| What is expected |
Lines from the one containing "Emit a Python script that matches this image, drawn with Plotly." to the one containing "import plotly.graph_objects as go", both lines included, are to be extracted exactly from the data below; pictures are excluded.

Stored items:
** BEGIN **

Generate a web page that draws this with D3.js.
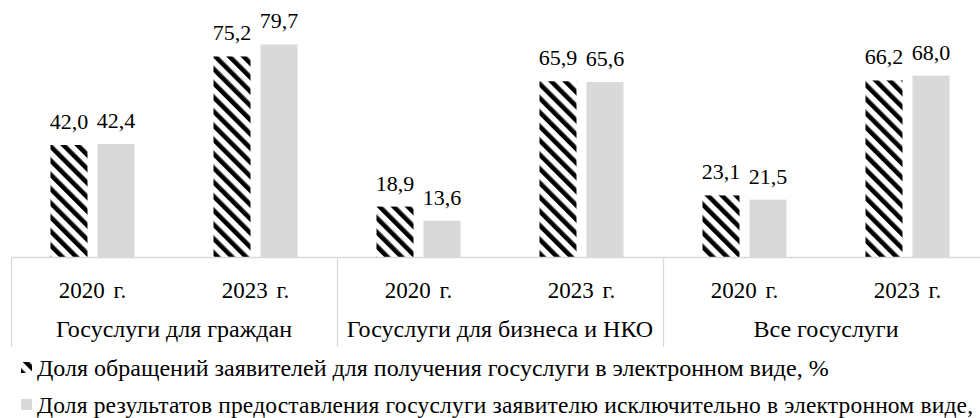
<!DOCTYPE html>
<html><head><meta charset="utf-8"><script src="https://cdn.jsdelivr.net/npm/d3@7"></script></head>
<body style="margin:0">
<svg id="chart" width="980" height="418" style="display:block"></svg>
<script>
const groups = ["Госуслуги для граждан", "Госуслуги для бизнеса и НКО", "Все госуслуги"];
const years = ["2020 г.", "2023 г."];
const seriesNames = [
  "Доля обращений заявителей для получения госуслуги в электронном виде, %",
  "Доля результатов предоставления госуслуги заявителю исключительно в электронном виде,"
];
// values per group per year: [2020, 2023]
const appealsShare = [[42.0, 75.2], [18.9, 65.9], [23.1, 66.2]];
const resultsShare = [[42.4, 79.7], [13.6, 65.6], [21.5, 68.0]];

const FONT = '"Liberation Serif", "Times New Roman", serif';
const svg = d3.select("#chart");
const defs = svg.append("defs");
const pat = defs.append("pattern")
  .attr("id", "hatch")
  .attr("patternUnits", "userSpaceOnUse")
  .attr("width", 10).attr("height", 10)
  .attr("patternTransform", "rotate(-45)");
pat.append("rect").attr("width", 10).attr("height", 10).attr("fill", "#fff");
pat.append("rect").attr("x", 0).attr("width", 4.6).attr("height", 10).attr("fill", "#000");

const cats = [];
groups.forEach((g, gi) => years.forEach((yr, yi) => cats.push({ g, gi, yr, yi, key: gi + "|" + yi })));

const left = 11, baseY = 257;
const x = d3.scaleBand().domain(cats.map(c => c.key)).range([left, left + 6 * 163]).paddingInner(0).paddingOuter(0);
const xGroup = d3.scaleBand().domain(groups).range([left, left + 6 * 163]);
const x1 = d3.scaleBand().domain([0, 1]).range([0, x.bandwidth()]).paddingInner(0.213).paddingOuter(0.84);
const y = d3.scaleLinear().domain([0, 90]).range([baseY, baseY - 240]);

const fills = ["url(#hatch)", "#d9d9d9"];
const data = [];
cats.forEach(c => {
  data.push({ c, s: 0, v: appealsShare[c.gi][c.yi] });
  data.push({ c, s: 1, v: resultsShare[c.gi][c.yi] });
});

const fmt = v => v.toFixed(1).replace(".", ",");

svg.append("g").selectAll("rect").data(data).join("rect")
  .attr("x", d => x(d.c.key) + x1(d.s))
  .attr("width", x1.bandwidth())
  .attr("y", d => y(d.v))
  .attr("height", d => y(0) - y(d.v))
  .attr("fill", d => fills[d.s]);

svg.append("g").selectAll("text").data(data).join("text")
  .style("font-family", FONT)
  .attr("x", d => x(d.c.key) + x1(d.s) + x1.bandwidth() / 2)
  .attr("y", d => y(d.v) - 16)
  .attr("text-anchor", "middle")
  .attr("font-size", 22)
  .text(d => fmt(d.v));

// axis line
const axisG = svg.append("g");
axisG.append("line")
  .attr("x1", left).attr("x2", 980)
  .attr("y1", y(0) + 0.5).attr("y2", y(0) + 0.5)
  .attr("stroke", "#d9d9d9").attr("stroke-width", 1.3);
// group separators
const seps = groups.map(g => xGroup(g));
axisG.selectAll("line.sep").data(seps).join("line")
  .attr("class", "sep")
  .attr("x1", d => d + 0.5).attr("x2", d => d + 0.5)
  .attr("y1", y(0)).attr("y2", 347)
  .attr("stroke", "#d9d9d9").attr("stroke-width", 1.3);

// year labels
axisG.selectAll("text.yr").data(cats).join("text")
  .attr("class", "yr")
  .style("font-family", FONT)
  .attr("x", d => x(d.key) + x.bandwidth() / 2)
  .attr("y", 298)
  .attr("text-anchor", "middle")
  .attr("font-size", 23)
  .attr("word-spacing", 3)
  .text(d => d.yr);

// group labels
axisG.selectAll("text.grp").data(groups).join("text")
  .attr("class", "grp")
  .style("font-family", FONT)
  .attr("x", d => xGroup(d) + xGroup.bandwidth() / 2)
  .attr("y", 337)
  .attr("text-anchor", "middle")
  .attr("font-size", 24)
  .text(d => d);

// legend
const leg = svg.append("g");
const legY = [368, 405];
seriesNames.forEach((name, i) => {
  leg.append("rect")
    .attr("x", 21).attr("y", legY[i] - 6)
    .attr("width", 11).attr("height", 11)
    .attr("fill", fills[i]);
  const t = leg.append("text")
    .style("font-family", FONT)
    .attr("x", 37).attr("y", legY[i] + 8)
    .attr("font-size", i === 0 ? 24 : 23.5)
    .text(name);
  if (i === 1) t.attr("textLength", 936).attr("lengthAdjust", "spacing");
});
</script>
</body>
</html>
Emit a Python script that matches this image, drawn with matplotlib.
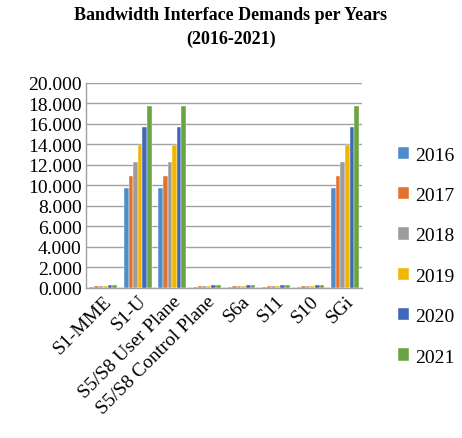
import matplotlib
matplotlib.use("Agg")
import matplotlib.pyplot as plt
import numpy as np

# interfaces and yearly demand values
interfaces = ["S1-MME", "S1-U", "S5/S8 User Plane", "S5/S8 Control Plane",
              "S6a", "S11", "S10", "SGi"]
years = ["2016", "2017", "2018", "2019", "2020", "2021"]
small = [0.12, 0.15, 0.18, 0.21, 0.25, 0.29]
big = [9.7, 10.9, 12.3, 13.9, 15.7, 17.7]
demand = {
    "S1-MME": small,
    "S1-U": big,
    "S5/S8 User Plane": big,
    "S5/S8 Control Plane": small,
    "S6a": small,
    "S11": small,
    "S10": small,
    "SGi": big,
}
colors = ["#4F8DC9", "#E2722E", "#9C9C9C", "#F2B600", "#3F68B8", "#69A443"]

plt.rcParams['font.family'] = ['Liberation Serif', 'DejaVu Serif']

fig = plt.figure(figsize=(4.62, 4.39), dpi=100)
ax = fig.add_axes([0.186, 0.342, 0.598, 0.467])

x = np.arange(len(interfaces))
w = 0.8 / len(years)
for i, yr in enumerate(years):
    vals = [demand[k][i] for k in interfaces]
    ax.bar(x - 0.4 + w * (i + 0.5), vals, w, color=colors[i], label=yr,
           edgecolor="white", linewidth=0.3, zorder=3)

ax.set_ylim(0, 20)
ax.set_xlim(-0.5, len(interfaces) - 0.5)
ax.set_yticks(np.arange(0, 21, 2))
ax.set_yticklabels(["%.3f" % v for v in np.arange(0, 21, 2)], fontsize=14)
ax.set_xticks(x)
ax.set_xticklabels(interfaces, rotation=45, ha="right", rotation_mode="anchor",
                   fontsize=14)
ax.tick_params(length=0, pad=3)
ax.grid(axis="y", color="#A0A0A0", linewidth=1, zorder=0)
for s in ["top", "right"]:
    ax.spines[s].set_visible(False)
for s in ["left", "bottom"]:
    ax.spines[s].set_color("#A0A0A0")
    ax.spines[s].set_linewidth(1)

fig.suptitle("Bandwidth Interface Demands per Years\n(2016-2021)",
             fontsize=13, fontweight="bold", y=0.985, linespacing=1.5)

ax.legend(loc="center left", bbox_to_anchor=(1.065, 0.155), frameon=False,
          fontsize=14, handlelength=0.6, handleheight=0.6, handletextpad=0.3,
          labelspacing=1.2)

fig.savefig("out.png", dpi=100)
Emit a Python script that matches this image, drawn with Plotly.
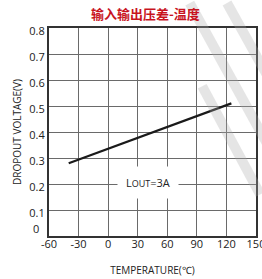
import plotly.graph_objects as go

temperature = [-40, 0, 30, 60, 90, 125]
dropout_v = [0.28, 0.336, 0.378, 0.419, 0.461, 0.51]
x_ticks = [-60, -30, 0, 30, 60, 90, 120, 150]
y_ticks = [0, 0.1, 0.2, 0.3, 0.4, 0.5, 0.6, 0.7, 0.8]
y_tick_labels = ["", "0.1", "0.2", "0.3", "0.4", "0.5", "0.6", "0.7", "0.8"]

fig = go.Figure()
fig.add_trace(go.Scatter(x=temperature, y=dropout_v, mode="lines",
                         line=dict(color="#1a1a1a", width=2.2), showlegend=False))

# faint watermark-like diagonal stripes
for (x0, y0, x1, y1) in [(0.68, 1.12, 1.05, 0.45), (0.86, 1.12, 1.05, 0.78), (0.74, 0.72, 1.02, 0.2)]:
    fig.add_shape(type="line", xref="paper", yref="paper", x0=x0, y0=y0, x1=x1, y1=y1,
                  line=dict(color="rgba(170,170,170,0.3)", width=10), layer="above")

fig.add_annotation(x=40, y=0.205, text="L<span style='font-size:9px'>OUT</span>=3A",
                   showarrow=False, bgcolor="white", borderpad=8,
                   font=dict(family="Open Sans, Arial", size=11, color="#222"))

# zero label of the y axis, placed slightly above-left like the reference
fig.add_annotation(xref="paper", x=-0.085, y=y_ticks[0], yshift=8, text="0", showarrow=False,
                   font=dict(family="Open Sans, Arial", size=11, color="#222"))

fig.update_layout(
    width=262, height=279,
    margin=dict(l=49, r=6, t=28, b=43, autoexpand=False),
    paper_bgcolor="white", plot_bgcolor="white",
    title=dict(text="<b>输入输出压差-温度</b>", x=0.555, xanchor="center", y=0.948, yanchor="middle",
               font=dict(family="Noto Sans CJK SC", size=13, color="#c8141e")),
    font=dict(family="Open Sans, Arial", size=11, color="#222"),
)
fig.update_xaxes(range=[-60, 150], tickvals=x_ticks, ticktext=[str(v) for v in x_ticks],
                 showgrid=True, gridcolor="#6a6a6a", gridwidth=1,
                 showline=True, linecolor="#333", linewidth=2, mirror=True,
                 zeroline=False, ticks="", tickfont=dict(size=11), automargin=False,
                 ticklabeloverflow="allow", ticklabelstandoff=-3,
                 title=dict(text="TEMPERATURE(℃)", font=dict(size=10), standoff=17))
fig.update_yaxes(range=[0, 0.8], tickvals=y_ticks, ticktext=y_tick_labels,
                 showgrid=True, gridcolor="#6a6a6a", gridwidth=1,
                 showline=True, linecolor="#333", linewidth=2, mirror=True,
                 zeroline=False, ticks="", tickfont=dict(size=11), automargin=False,
                 ticklabelshift=3,
                 title=dict(text="DROPOUT VOLTAGE(V)", font=dict(size=10), standoff=6))

fig.write_html("out.html", config={"displayModeBar": False},
               post_script="document.body.style.margin='0';document.body.style.overflow='hidden';")
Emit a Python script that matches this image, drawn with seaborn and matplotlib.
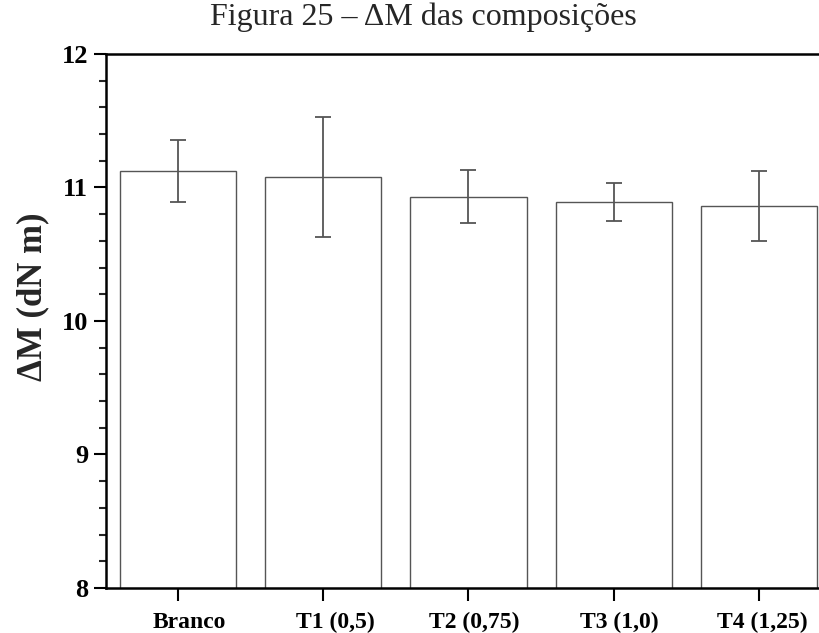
import matplotlib
matplotlib.use("Agg")
import matplotlib.pyplot as plt
import matplotlib.transforms as mtransforms
import seaborn as sns
import pandas as pd
from matplotlib.ticker import MultipleLocator

categories = ["Branco", "T1 (0,5)", "T2 (0,75)", "T3 (1,0)", "T4 (1,25)"]
values = [11.125, 11.08, 10.93, 10.89, 10.86]
errors = [0.233, 0.45, 0.197, 0.141, 0.259]
y_ticks = [8, 9, 10, 11, 12]

sns.set_style("ticks")
plt.rcParams["font.family"] = ["Liberation Serif", "DejaVu Serif"]

df = pd.DataFrame({"cat": categories, "val": values})

fig = plt.figure(figsize=(8.19, 6.33), dpi=100)
ax = fig.add_axes([0.129, 0.071, 0.886, 0.844])

sns.barplot(data=df, x="cat", y="val", ax=ax, color="white", edgecolor="#555555",
            linewidth=1.0, width=0.8, errorbar=None, saturation=1)
ax.errorbar(range(len(categories)), values, yerr=errors, fmt="none",
            ecolor="#555555", elinewidth=1.3, capsize=5.5, capthick=1.3)

ax.set_ylim(8, 12)
ax.set_xlim(-0.5, 4.5)
ax.set_yticks(y_ticks)
ax.yaxis.set_minor_locator(MultipleLocator(0.2))
ax.set_yticklabels([str(t) for t in y_ticks], fontsize=19, fontweight="bold")
ax.set_xticks(range(len(categories)))
ax.set_xticklabels(categories, fontsize=17, fontweight="bold")
ax.tick_params(axis="both", which="major", direction="out", length=9, width=1.5, colors="black")
ax.tick_params(axis="y", which="minor", direction="out", length=5, width=1.5)
ax.tick_params(axis="x", pad=8)
ax.set_xlabel("")
ax.set_ylabel("ΔM (dN m)", fontsize=25, fontweight="bold")
ax.yaxis.set_label_coords(-0.100, 0.545)
ax.yaxis.label.set_verticalalignment("center")
for s in ax.spines.values():
    s.set_linewidth(1.8)
    s.set_color("black")

# slight rightward shift of tick labels as in the reference
shifts_px = [11, 12, 6, 6, 4]
for lab, dx in zip(ax.get_xticklabels(), shifts_px):
    lab.set_transform(lab.get_transform() +
                      mtransforms.ScaledTranslation(dx / 100, 0, fig.dpi_scale_trans))

fig.text(0.5165, 1 - 25 / 633, "Figura 25 – ΔM das composições", ha="center",
         va="baseline", fontsize=23)

fig.savefig("out.png", dpi=100)
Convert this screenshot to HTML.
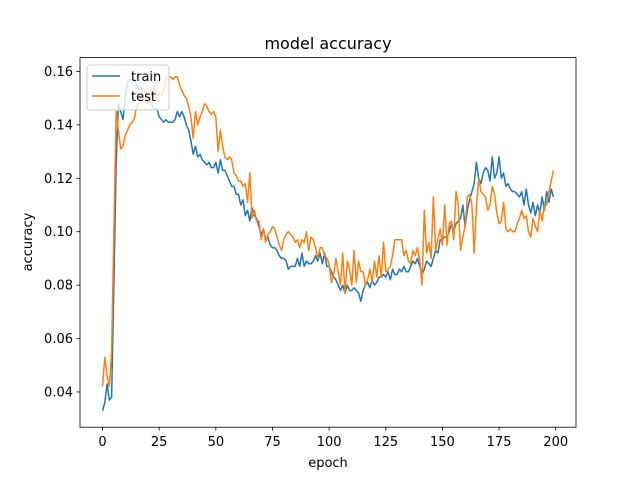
<!DOCTYPE html>
<html><head><meta charset="utf-8"><style>
body{margin:0;background:#fff}
svg{display:block;font-family:"DejaVu Sans","Liberation Sans",sans-serif}
</style></head><body>
<svg id="chart" width="640" height="480">
<rect x="0" y="0" width="640" height="480" fill="#fff"/>
<text x="328" y="49" font-size="16" text-anchor="middle">model accuracy</text>
<g id="plot"></g>
<rect x="80" y="57.6" width="496" height="369.6" fill="none" stroke="#000" stroke-width="0.8"/>
<text x="328" y="467" font-size="13" text-anchor="middle">epoch</text>
<text transform="translate(32,242) rotate(-90)" font-size="13" text-anchor="middle">accuracy</text>
<g>
<rect x="87" y="65" width="82" height="45" rx="3" fill="#fff" fill-opacity="0.8" stroke="#ccc"/>
<line x1="92" y1="76" x2="120" y2="76" stroke="#1f77b4" stroke-width="1.5"/>
<text x="131" y="81" font-size="13">train</text>
<line x1="92" y1="96" x2="120" y2="96" stroke="#ff7f0e" stroke-width="1.5"/>
<text x="131" y="101" font-size="13">test</text>
</g>
</svg>
<script>
const train=[0.033,0.036,0.043,0.037,0.038,0.08,0.125,0.148,0.145,0.142,0.15,0.156,0.157,0.157,0.157,0.155,0.153,0.154,0.152,0.153,0.150,0.149,0.147,0.146,0.146,0.143,0.142,0.141,0.142,0.141,0.141,0.141,0.142,0.145,0.143,0.145,0.143,0.14,0.138,0.134,0.129,0.132,0.128,0.129,0.127,0.126,0.125,0.126,0.124,0.124,0.126,0.122,0.127,0.123,0.123,0.121,0.119,0.117,0.117,0.114,0.114,0.110,0.112,0.106,0.108,0.104,0.109,0.106,0.105,0.102,0.099,0.101,0.097,0.098,0.095,0.094,0.094,0.093,0.091,0.090,0.090,0.089,0.086,0.087,0.087,0.087,0.090,0.087,0.092,0.087,0.089,0.088,0.088,0.089,0.091,0.089,0.092,0.088,0.092,0.087,0.087,0.085,0.083,0.082,0.080,0.078,0.080,0.077,0.080,0.078,0.078,0.079,0.078,0.077,0.074,0.078,0.080,0.081,0.079,0.082,0.080,0.081,0.083,0.083,0.084,0.083,0.085,0.082,0.086,0.084,0.084,0.086,0.085,0.087,0.085,0.085,0.087,0.089,0.088,0.090,0.087,0.084,0.086,0.089,0.088,0.087,0.090,0.093,0.092,0.097,0.097,0.098,0.098,0.100,0.103,0.100,0.103,0.104,0.105,0.110,0.102,0.108,0.112,0.115,0.118,0.126,0.120,0.118,0.122,0.124,0.123,0.119,0.128,0.120,0.122,0.128,0.120,0.122,0.117,0.118,0.116,0.115,0.115,0.114,0.113,0.115,0.110,0.116,0.110,0.107,0.111,0.106,0.110,0.107,0.113,0.108,0.115,0.111,0.116,0.113];
const test=[0.042,0.053,0.046,0.042,0.055,0.10,0.145,0.138,0.131,0.132,0.136,0.138,0.140,0.141,0.142,0.147,0.148,0.150,0.152,0.153,0.148,0.150,0.152,0.155,0.150,0.152,0.151,0.153,0.157,0.158,0.158,0.157,0.158,0.158,0.155,0.153,0.151,0.150,0.147,0.143,0.135,0.145,0.140,0.143,0.145,0.148,0.147,0.145,0.144,0.145,0.143,0.130,0.138,0.132,0.128,0.127,0.128,0.127,0.122,0.121,0.119,0.119,0.117,0.118,0.111,0.122,0.105,0.108,0.104,0.104,0.097,0.101,0.096,0.099,0.100,0.102,0.101,0.098,0.095,0.093,0.097,0.099,0.100,0.099,0.098,0.096,0.097,0.094,0.097,0.096,0.100,0.093,0.098,0.097,0.094,0.090,0.094,0.094,0.091,0.090,0.088,0.081,0.084,0.090,0.085,0.080,0.092,0.077,0.089,0.086,0.080,0.093,0.081,0.089,0.085,0.085,0.080,0.082,0.086,0.081,0.089,0.083,0.091,0.083,0.096,0.085,0.086,0.087,0.091,0.097,0.097,0.097,0.097,0.091,0.093,0.089,0.088,0.093,0.091,0.094,0.089,0.080,0.108,0.092,0.096,0.090,0.113,0.093,0.097,0.101,0.095,0.110,0.095,0.103,0.104,0.097,0.115,0.110,0.093,0.098,0.102,0.113,0.114,0.110,0.092,0.109,0.120,0.115,0.114,0.113,0.108,0.110,0.117,0.114,0.107,0.103,0.104,0.111,0.101,0.100,0.101,0.100,0.100,0.103,0.105,0.108,0.105,0.106,0.100,0.098,0.105,0.102,0.100,0.108,0.104,0.110,0.110,0.115,0.119,0.123];
const xTicks=[0,25,50,75,100,125,150,175,200];
const yTicks=[0.04,0.06,0.08,0.10,0.12,0.14,0.16];
const NS="http://www.w3.org/2000/svg";
const X0=80,X1=576,Y0=57.6,Y1=427.2;
const xmin=-9.95,xmax=208.95,ymin=0.0268,ymax=0.1652;
const sx=v=>X0+(v-xmin)/(xmax-xmin)*(X1-X0);
const sy=v=>Y1-(v-ymin)/(ymax-ymin)*(Y1-Y0);
const g=document.getElementById('plot');
function mk(t,a){const e=document.createElementNS(NS,t);for(const k in a)e.setAttribute(k,a[k]);g.appendChild(e);return e;}
xTicks.forEach(t=>{
  const l=mk('line',{x1:sx(t),x2:sx(t),y1:Y1,y2:Y1+3.5,stroke:'#000','stroke-width':0.8});
  
  
  const tx=mk('text',{x:sx(t),y:Y1+19,'font-size':13,'text-anchor':'middle'});tx.textContent=t;
  
  
});
yTicks.forEach(t=>{
  const l=mk('line',{x1:X0-3.5,x2:X0,y1:sy(t),y2:sy(t),stroke:'#000','stroke-width':0.8});
  
  
  const tx=mk('text',{x:X0-7,y:sy(t)+4.5,'font-size':13,'text-anchor':'end'});tx.textContent=t.toFixed(2);
  
  
});
function line(arr,c,name){
  const d=arr.map((v,i)=>(i?'L':'M')+sx(i).toFixed(2)+' '+sy(v).toFixed(2)).join(' ');
  const p=mk('path',{d:d,fill:'none',stroke:c,'stroke-width':1.5,'stroke-linejoin':'round'});
  
  
}
line(train,'#1f77b4','train-line');
line(test,'#ff7f0e','test-line');
</script>
</body></html>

** END **

| Completed exercise |
Emit a Python script that matches this image, drawn with Plotly.
import plotly.graph_objects as go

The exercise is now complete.